There are particular rules which protect and guarantee certain minimum employment rights of employees, which are, ultimately, underwritten by the State in the form of the National Insurance Fund.

What is often overlooked in these circumstances are the effects of Section 110 of the Equality Act 2010 which can make employees’ and agents’ personally liable for discrimination and harassment irrespective of the solvency of the employer company. Where the tribunal finds an employee liable for discrimination, it must decide whether to order the employee and/or the employer to pay compensation, and the amount of any such compensation.

And now, since the Court of Appeal’s decision in Timis and another v Osipov [2018] EWCA Civ 2321 considered whether individual co-workers could be personally and jointly and severally liable with the employer for a whistleblower’s post-dismissal losses. On the basis of their decision, the law now seems clear that in addition to the employer, individuals may be personally, and therefore financially, liable for their actions towards whistleblowers.

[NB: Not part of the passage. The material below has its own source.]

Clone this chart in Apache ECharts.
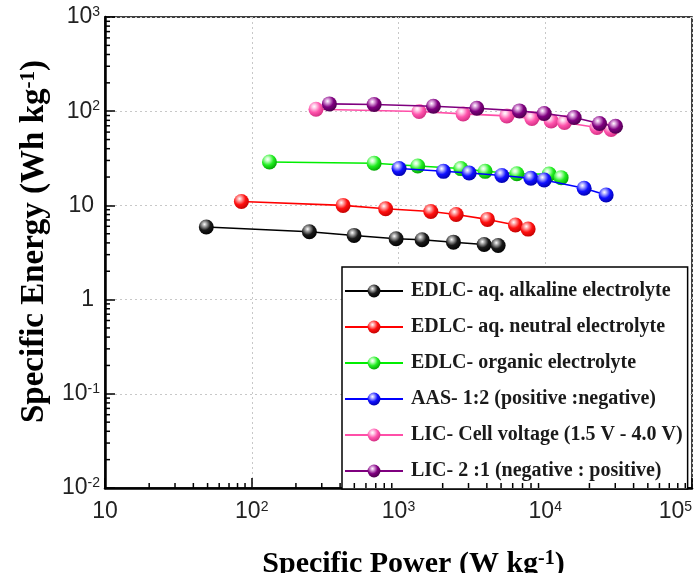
<!DOCTYPE html>
<html>
<head>
<meta charset="utf-8">
<script src="https://cdn.jsdelivr.net/npm/echarts@6/dist/echarts.min.js"></script>
<style>
  html, body { margin: 0; padding: 0; background: #fff; }
  #chart { width: 695px; height: 573px; }
</style>
</head>
<body>
<div id="chart"></div>
<script>
// Ragone plot: specific energy vs specific power (log-log)
const seriesNames = [
  'EDLC- aq. alkaline electrolyte',
  'EDLC- aq. neutral electrolyte',
  'EDLC- organic electrolyte',
  'AAS- 1:2 (positive :negative)',
  'LIC- Cell voltage (1.5 V - 4.0 V)',
  'LIC- 2 :1 (negative : positive)'
];

// Specific power (W/kg) and specific energy (Wh/kg) for each device
const alkalinePower = [49, 247, 498, 963, 1448, 2368, 3834, 4775];
const alkalineEnergy = [5.9, 5.25, 4.8, 4.42, 4.32, 4.07, 3.85, 3.75];

const neutralPower = [85, 419, 817, 1660, 2471, 4038, 6266, 7644];
const neutralEnergy = [11.0, 10.0, 9.2, 8.6, 8.0, 7.1, 6.2, 5.6];

const organicPower = [132, 682, 1353, 2659, 3893, 6402, 10630, 12830];
const organicEnergy = [28.9, 28.0, 26.2, 24.6, 23.0, 21.7, 21.5, 19.7];

const aasPower = [1009, 2024, 3030, 5060, 7980, 9833, 18410, 26000];
const aasEnergy = [24.6, 23.0, 22.1, 20.8, 19.4, 18.6, 15.2, 12.9];

const licVoltagePower = [274, 1381, 2757, 5472, 8106, 10970, 13520, 22490, 28120];
const licVoltageEnergy = [105, 99.3, 93.6, 89.1, 83.6, 78.9, 75.8, 67.1, 63.9];

const licRatioPower = [338, 682, 1729, 3417, 6670, 9833, 15740, 23420, 30120];
const licRatioEnergy = [119.6, 117.8, 113, 107.6, 100.7, 94.6, 85.7, 74.0, 69.2];

// Axis ranges and minor tick positions inside each decade
const xRange = [10, 100000];
const yRange = [0.01, 1000];
const xDecades = [10, 100, 1000, 10000];
const yDecades = [0.01, 0.1, 1, 10, 100];
const minorSteps = [2, 3, 4, 5, 6, 7, 8, 9];

const lineColors = ['#000000', '#ff0000', '#00ee00', '#0000ff', '#ff4fa8', '#7f007f'];
const ballShades = [
  ['#b0b0b0', '#1a1a1a', '#000000'],
  ['#ffb0b0', '#ff1010', '#c00000'],
  ['#c8ffc8', '#22ee22', '#00a000'],
  ['#b8b8ff', '#1010ff', '#0000a8'],
  ['#ffd0ea', '#ff55ad', '#d02c80'],
  ['#e0a8e0', '#800080', '#4a004a']
];

function ball(shade) {
  return {
    type: 'radial', x: 0.38, y: 0.32, r: 0.72,
    colorStops: [
      { offset: 0, color: '#ffffff' },
      { offset: 0.18, color: shade[0] },
      { offset: 0.55, color: shade[1] },
      { offset: 1, color: shade[2] }
    ]
  };
}

function pairs(xs, ys) { return xs.map((x, i) => [x, ys[i]]); }

const dataSets = [
  pairs(alkalinePower, alkalineEnergy),
  pairs(neutralPower, neutralEnergy),
  pairs(organicPower, organicEnergy),
  pairs(aasPower, aasEnergy),
  pairs(licVoltagePower, licVoltageEnergy),
  pairs(licRatioPower, licRatioEnergy)
];

const xMinor = [];
xDecades.forEach(d => minorSteps.forEach(m => xMinor.push([d * m, yRange[0]])));
const yMinor = [];
yDecades.forEach(d => minorSteps.forEach(m => yMinor.push([xRange[0], d * m])));

const lineSeries = dataSets.map((data, i) => ({
  name: seriesNames[i],
  type: 'line',
  data: data,
  symbol: 'circle',
  symbolSize: 15,
  lineStyle: { color: lineColors[i], width: 1.6 },
  itemStyle: { color: ball(ballShades[i]), borderWidth: 0 },
  emphasis: { disabled: true },
  z: 3 + i
}));

function minorTicks(data, horizontal) {
  return {
    type: 'custom',
    silent: true,
    clip: false,
    data: data,
    z: 10,
    renderItem: function (params, api) {
      const p = api.coord([api.value(0), api.value(1)]);
      const shape = horizontal
        ? { x1: p[0], y1: p[1], x2: p[0], y2: p[1] - 5 }
        : { x1: p[0], y1: p[1], x2: p[0] + 5, y2: p[1] };
      return { type: 'line', shape: shape, style: { stroke: '#000', lineWidth: 1.5 } };
    }
  };
}

const tickRich = {
  b: { fontFamily: 'Liberation Sans', fontSize: 23, color: '#222', lineHeight: 24 },
  p: { fontFamily: 'Liberation Sans', fontSize: 23, color: '#222', lineHeight: 24, padding: [0, 6, 0, 0] },
  s: { fontFamily: 'Liberation Sans', fontSize: 14, color: '#222', lineHeight: 14, verticalAlign: 'top' }
};

function energyLabel(v) {
  const e = Math.round(Math.log10(v));
  if (e === 0) return '{p|1}';
  if (e === 1) return '{p|10}';
  return '{b|10}{s|' + e + '}';
}

function powerLabel(v) {
  const e = Math.round(Math.log10(v));
  if (e === 1) return '{b|10}';
  return '{b|10}{s|' + e + '}';
}

const titleFont = { fontFamily: 'Liberation Serif', fontWeight: 'bold', color: '#000' };

const chart = echarts.init(document.getElementById('chart'), null, { renderer: 'canvas' });
chart.setOption({
  animation: false,
  backgroundColor: '#ffffff',
  grid: {
    left: 105, right: 3, top: 17, bottom: 85,
    containLabel: false,
    outerBoundsMode: 'none',
    show: true, borderColor: '#000', borderWidth: 1.5, backgroundColor: 'transparent'
  },
  xAxis: {
    type: 'log', logBase: 10, min: xRange[0], max: xRange[1],
    splitNumber: 4,
    axisLine: { lineStyle: { color: '#000', width: 2.5 } },
    axisTick: { inside: true, length: 10, lineStyle: { color: '#000', width: 1.5 } },
    axisLabel: {
      formatter: powerLabel, margin: 12, rich: tickRich, hideOverlap: false,
      alignMaxLabel: 'right'
    },
    splitLine: { show: true, lineStyle: { color: '#c8c8c8', type: [2, 3], width: 1 } },
    name: '{t|Specific Power (W kg}{s|-1}{t|)}',
    nameLocation: 'middle',
    nameGap: 61,
    nameTextStyle: {
      padding: [0, 0, 0, 30],
      rich: {
        t: Object.assign({ fontSize: 30, lineHeight: 30 }, titleFont),
        s: Object.assign({ fontSize: 20, lineHeight: 20, verticalAlign: 'top' }, titleFont)
      }
    }
  },
  yAxis: {
    type: 'log', logBase: 10, min: yRange[0], max: yRange[1],
    splitNumber: 5,
    axisLine: { lineStyle: { color: '#000', width: 2.5 } },
    axisTick: { inside: true, length: 10, lineStyle: { color: '#000', width: 1.5 } },
    axisLabel: { formatter: energyLabel, margin: 5, rich: tickRich, hideOverlap: false },
    splitLine: { show: true, lineStyle: { color: '#c8c8c8', type: [2, 3], width: 1 } },
    name: '{t|Specific Energy (Wh kg}{s|-1}{t|)}',
    nameLocation: 'middle',
    nameRotate: 90,
    nameGap: 41,
    nameTextStyle: {
      padding: [0, 0, 0, 22],
      rich: {
        t: Object.assign({ fontSize: 33, lineHeight: 33 }, titleFont),
        s: Object.assign({ fontSize: 21, lineHeight: 21, verticalAlign: 'top' }, titleFont)
      }
    }
  },
  legend: {
    orient: 'vertical',
    left: 342, top: 267,
    padding: [14, 5, 8, 2],
    itemWidth: 58, itemHeight: 16, itemGap: 16,
    backgroundColor: '#ffffff',
    borderColor: '#000', borderWidth: 1.5, borderRadius: 0,
    data: seriesNames,
    textStyle: {
      fontFamily: 'Liberation Serif', fontWeight: 'bold', fontSize: 20,
      lineHeight: 16, color: '#1a1a1a', padding: [0, 0, 0, 3]
    },
    selectedMode: false
  },
  series: lineSeries.concat([minorTicks(xMinor, true), minorTicks(yMinor, false)])
});
</script>
</body>
</html>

Usually, a claimant will prioritise a claim against the employer on the basis that it will be better able to afford any compensation, but in this case the employer was insolvent, so it made sense for Mr Osipov to join Mr Timis and Mr Sage to the proceedings. However, an employer’s insolvency is only one reason why a claimant might also make a claim against co-workers. Small or new companies may also lack the necessary funds, making individuals a more desirable target.